An electrical fault started the Early Valley Road fire, while the source of the Marleys Hill fire was unknown. The first opinion on the cause was offered by the Prime Minister, Bill English, when he visited the site on Thursday and declared that two fires starting at about the same time "looks a bit suspicious". A day later, an Orion (electricity distributor) fire investigator Ken Legat told Newstalk ZB that it's "certainly suspicious". As a death had resulted from the fire, the investigation would be led by police, and the Canterbury district commander, John Price, stated that there is no evidence as yet of any arson, and calling the fires suspicious would be a "quantum leap".

The Early Valley fire started due to an electrical fault on a power pole. The origin of the fire has been determined to be a 5 m2 area directly behind a power pole. Investigation showed that there were electrical faults recorded around the time, however these faults could have been a result of ionised air with a lower breakdown voltage due to the fire already burning below. Subsequent evidence uncovered in 2020 indicated evidence of electric arcing and melted aluminium on the pole in a way that is unlikely to be explained by fire damage. However, due to a lack of evidence on the exact timing of these events, the cause is officially undetermined. Evidence suggests that the second fire at Marleys Hill was arson, with no alternative source of ignition identified.

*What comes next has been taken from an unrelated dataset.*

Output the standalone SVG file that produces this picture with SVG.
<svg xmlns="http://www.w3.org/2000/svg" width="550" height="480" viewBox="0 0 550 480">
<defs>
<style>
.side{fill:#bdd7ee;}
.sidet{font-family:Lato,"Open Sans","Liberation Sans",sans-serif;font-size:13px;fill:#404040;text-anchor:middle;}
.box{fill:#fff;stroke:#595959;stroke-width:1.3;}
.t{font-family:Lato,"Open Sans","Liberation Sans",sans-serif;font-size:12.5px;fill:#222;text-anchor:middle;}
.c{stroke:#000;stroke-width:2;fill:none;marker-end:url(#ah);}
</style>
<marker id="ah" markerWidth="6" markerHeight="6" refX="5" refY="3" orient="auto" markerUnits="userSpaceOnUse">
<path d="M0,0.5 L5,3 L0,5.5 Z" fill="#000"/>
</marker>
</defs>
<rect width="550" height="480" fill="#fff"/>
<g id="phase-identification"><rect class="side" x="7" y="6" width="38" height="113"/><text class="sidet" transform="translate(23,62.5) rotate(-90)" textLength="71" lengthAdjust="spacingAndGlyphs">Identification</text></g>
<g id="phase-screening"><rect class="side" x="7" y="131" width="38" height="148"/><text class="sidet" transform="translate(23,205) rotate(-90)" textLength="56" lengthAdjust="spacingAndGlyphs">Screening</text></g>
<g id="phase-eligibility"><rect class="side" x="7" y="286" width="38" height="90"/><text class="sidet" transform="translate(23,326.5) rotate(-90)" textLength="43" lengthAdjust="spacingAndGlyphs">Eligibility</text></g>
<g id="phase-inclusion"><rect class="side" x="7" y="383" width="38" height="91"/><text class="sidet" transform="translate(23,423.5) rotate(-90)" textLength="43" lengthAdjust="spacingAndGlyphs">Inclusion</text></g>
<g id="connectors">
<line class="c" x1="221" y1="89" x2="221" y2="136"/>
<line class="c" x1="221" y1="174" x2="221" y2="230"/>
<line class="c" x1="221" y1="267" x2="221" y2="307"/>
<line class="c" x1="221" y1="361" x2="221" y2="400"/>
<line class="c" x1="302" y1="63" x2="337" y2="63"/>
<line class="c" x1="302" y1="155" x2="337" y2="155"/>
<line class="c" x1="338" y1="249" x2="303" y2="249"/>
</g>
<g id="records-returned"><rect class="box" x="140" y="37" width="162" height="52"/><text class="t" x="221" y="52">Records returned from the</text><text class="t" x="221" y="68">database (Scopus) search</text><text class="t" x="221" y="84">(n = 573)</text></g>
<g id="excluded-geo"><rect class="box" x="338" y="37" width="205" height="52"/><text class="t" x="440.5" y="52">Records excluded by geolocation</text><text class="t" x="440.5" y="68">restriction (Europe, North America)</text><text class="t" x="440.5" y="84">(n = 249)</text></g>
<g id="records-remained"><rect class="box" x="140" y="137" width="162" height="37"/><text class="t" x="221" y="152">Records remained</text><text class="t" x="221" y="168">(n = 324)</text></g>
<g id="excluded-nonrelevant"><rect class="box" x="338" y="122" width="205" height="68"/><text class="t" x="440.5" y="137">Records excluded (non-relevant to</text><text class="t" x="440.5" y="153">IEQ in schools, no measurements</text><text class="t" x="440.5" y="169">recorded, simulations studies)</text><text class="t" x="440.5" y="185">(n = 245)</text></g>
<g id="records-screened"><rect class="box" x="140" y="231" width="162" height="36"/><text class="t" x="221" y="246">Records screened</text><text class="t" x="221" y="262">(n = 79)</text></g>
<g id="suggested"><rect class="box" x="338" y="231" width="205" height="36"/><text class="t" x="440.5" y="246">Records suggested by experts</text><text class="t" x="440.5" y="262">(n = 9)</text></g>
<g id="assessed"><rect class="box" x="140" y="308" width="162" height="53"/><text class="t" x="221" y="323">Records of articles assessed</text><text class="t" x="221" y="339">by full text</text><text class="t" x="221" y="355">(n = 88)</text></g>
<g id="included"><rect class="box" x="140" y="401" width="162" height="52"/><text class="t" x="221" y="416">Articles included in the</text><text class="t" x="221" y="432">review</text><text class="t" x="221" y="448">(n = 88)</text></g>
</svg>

In 2018 FENZ released a statement that they believe the fires were lit deliberately, but that the cause was officially undetermined due to a lack of evidence. The investigation to identify a possible perpetrator remains with Police.
==Criticism of responses==
A person who owns a forestry block in Holmes Road in Tai Tapu reportedly called the Fire Service three times and asked for helicopters to fight the fire, but was told on all occasions that helicopters were on standby. It took over an hour before helicopters were engaged, by which time the Early Valley Road fire had well established itself. Christchurch Metro commander Dave Stackhouse and Selwyn District principal fire officer Doug Marshall did not want to comment when asked why it took so long for fire crews to respond to residents' calls for help. Gerry Brownlee, the Minister of Civil Defence, was critical of the authorities as to why a rural agency was in charge of coordinating the response to fighting a fire located mostly in Christchurch City Council's area. Brownlee was "perplexed" why it took 48 hours to declare a civil emergency.

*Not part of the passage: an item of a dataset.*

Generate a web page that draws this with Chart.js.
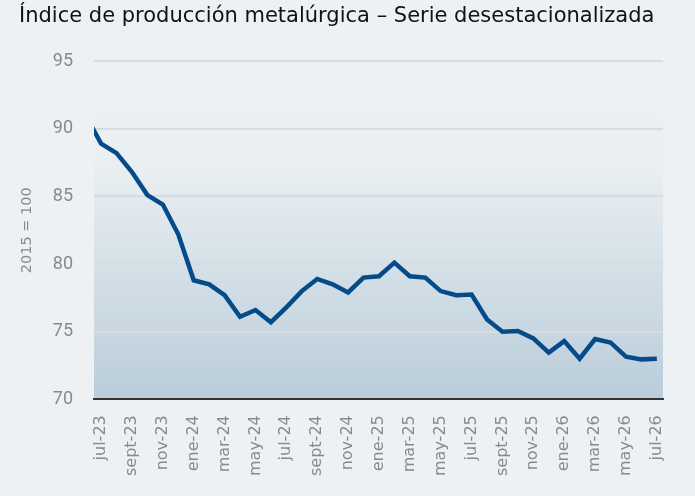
<!DOCTYPE html>
<html>
<head>
<meta charset="utf-8">
<script src="https://cdn.jsdelivr.net/npm/chart.js@4.4.1/dist/chart.umd.min.js"></script>
<style>
  html, body { margin: 0; padding: 0; background: #edf1f3; }
  #wrap { width: 695px; height: 496px; }
</style>
</head>
<body>
<div id="wrap"><canvas id="metal-chart"></canvas></div>
<script>
// monthly series, jun-23 .. jul-26 (first month is cut by the plot edge)
const months = ['jun-23','jul-23','ago-23','sept-23','oct-23','nov-23','dic-23',
  'ene-24','feb-24','mar-24','abr-24','may-24','jun-24','jul-24','ago-24','sept-24','oct-24','nov-24','dic-24',
  'ene-25','feb-25','mar-25','abr-25','may-25','jun-25','jul-25','ago-25','sept-25','oct-25','nov-25','dic-25',
  'ene-26','feb-26','mar-26','abr-26','may-26','jun-26','jul-26'];
const indexValues = [91.0, 88.9, 88.2, 86.8, 85.1, 84.4, 82.2,
  78.8, 78.5, 77.7, 76.1, 76.6, 75.7, 76.8, 78.0, 78.9, 78.5, 77.9, 79.0,
  79.1, 80.1, 79.1, 79.0, 78.0, 77.7, 77.75, 75.9, 75.0, 75.05, 74.5, 73.45,
  74.3, 73.0, 74.45, 74.2, 73.15, 72.95, 73.0];
// every other month gets a label, starting at jul-23
const labelIdx = months.map((m, i) => i).filter(i => i % 2 === 1);
const yTicks = [70, 75, 80, 85, 90, 95];

// plot background gradient
const areaFill = {
    id: 'areaFill',
    beforeDraw(chart){
        const a = chart.chartArea;
        const ctx = chart.ctx;
        const g = ctx.createLinearGradient(0, a.top, 0, a.bottom);
        g.addColorStop(0, 'rgba(237,241,243,1)');
        g.addColorStop(0.3, 'rgba(234,239,242,1)');
        g.addColorStop(1, '#bacddb');
        ctx.save();
        ctx.fillStyle = g;
        ctx.fillRect(a.left, a.top, a.right - a.left, a.bottom - a.top);
        ctx.restore();
    }
};

const ctx = document.getElementById('metal-chart').getContext('2d');
const metalChart = new Chart(ctx, {
    type: 'line',
    data: {
        datasets: [{
            data: indexValues.map((v, i) => ({x: i, y: v})),
            borderColor: '#054b89',
            borderWidth: 4.5,
            pointRadius: 0,
            tension: 0,
            clip: 0
        }]
    },
    options: {
        animation: false,
        responsive: true,
        maintainAspectRatio: false,
        layout: { padding: { left: 19, right: 32, top: 4, bottom: 12 } },
        plugins: {
            legend: { display: false },
            tooltip: { enabled: false },
            title: {
                display: true,
                text: 'Índice de producción metalúrgica – Serie desestacionalizada',
                align: 'start',
                color: '#111',
                font: { family: 'DejaVu Sans', size: 21, weight: 'normal' },
                padding: { top: 0, bottom: 32 }
            }
        },
        scales: {
            x: {
                type: 'linear',
                min: 0.54,
                max: 37.4,
                afterBuildTicks: axis => { axis.ticks = labelIdx.map(v => ({value: v})); },
                ticks: {
                    autoSkip: false,
                    minRotation: 90,
                    maxRotation: 90,
                    padding: 8,
                    color: '#8a8a8a',
                    font: { family: 'DejaVu Sans', size: 16 },
                    callback: v => months[v]
                },
                grid: { display: false },
                border: { display: true, color: '#333', width: 2 }
            },
            y: {
                min: 70,
                max: 95,
                afterBuildTicks: axis => { axis.ticks = yTicks.map(v => ({value: v})); },
                afterFit: axis => { axis.width = 75; },
                ticks: {
                    padding: 21,
                    color: '#8a8a8a',
                    font: { family: 'Roboto', size: 18 }
                },
                title: {
                    display: true,
                    text: '2015 = 100',
                    color: '#8a8a8a',
                    font: { family: 'DejaVu Sans', size: 14.5 },
                    padding: { top: 0, bottom: 0 }
                },
                grid: { color: '#d9dcde', lineWidth: 2, drawTicks: false },
                border: { display: false }
            }
        }
    },
    plugins: [areaFill]
});
</script>
</body>
</html>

== Adventure Park chair lift and lawsuit ==
Following the fires, video evidence emerged of the Christchurch Adventure Park chair lift appearing to start spot fires below the chair lift line. The Adventure Park had kept the chair lift running throughout the fires. The chairs appeared to catch fire and subsequently start new fires as they returned to the bottom of the park. The Adventure Park said the chair lift was left running to limit damage to the haul line and that operating it during fire events was standard operating procedure; however they had left the flammable plastic chairs on the haul rope. Following the release of the Fire Service Operational Review which noted the chair lift did spread the fire into residential properties, insurer IAG filed a lawsuit against the Adventure Park to recover the costs of damages caused to policy holders due to the chair lift fires.